Qureia told his Cabinet he had agreed to stay on the job but he was clearly angry at the Cabinet's limited authority and said he saw himself only as a caretaker premier.
Qureia "told Arafat that his government must have real authority, especially over the security branches in order for it to be effective," said Qadoura Fares, a minister without portfolio.
The prime minister left the meeting from a back door of Arafat's headquarters in Ramallah to avoid speaking to reporters. Arafat, who is president of the Palestinian Authority, attended the meeting but made no comment afterward.
The Cabinet crisis exploded after a series of kidnappings and violent demonstrations in Gaza last week, followed by Arafat's reshuffle of top security posts. He appointed his widely disliked cousin, Moussa Arafat, to the top security job in Gaza.
The prime minister submitted his resignation on Saturday, protesting the upheaval in Gaza and the disorder in the Palestinian security services. On Monday, Arafat reinstated the officer his relative replaced - Abdel Razek al-Majaide - but retained Moussa Arafat in a powerful position, satisfying some of his critics but infuriating others.
As the Palestinian leader tried to defuse the tension, Israeli missiles struck a Gaza militants' safe house, wounding five, a spokesman for a Palestinian group said.

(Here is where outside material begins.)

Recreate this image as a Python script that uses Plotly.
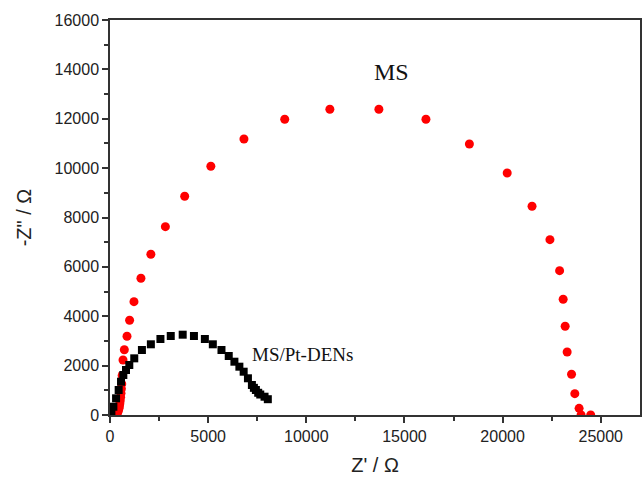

The two airstrikes, one on Monday afternoon and the second after midnight, targeted the same house in the Shati refugee camp next to Gaza City on the Mediterranean beach, said witnesses and a spokesman for the Popular Resistance Committee.
The committee is an umbrella group of militants who left other Palestinian factions. Its militants do not answer to outside authorities and often carry out attacks against their wishes.
Tension in Gaza has also been heightened by Israeli Prime Minister Ariel Sharon's plan to pull Israeli forces and settlers out of the seaside territory by the end of next year - a "unilateral disengagement" plan that has rival Palestinian groups jockeying for position.
However, Sharon is having his own problems over the pullout plan. He lost his parliamentary majority because of opposition in his own government to the proposal. Now he is approaching opposition parties to join his coalition, to restore stability.
On Monday, a gunman shot and killed a district court judge in a Tel Aviv suburb, police said. Israel's justice minister said it was the first such killing in Israel's history.
The 49-year-old judge, identified as Adi Azar, was in his car near his home in Ramat Hasharon when he was shot from close range by a man on a motorcycle, witnesses told police. The assailant escaped.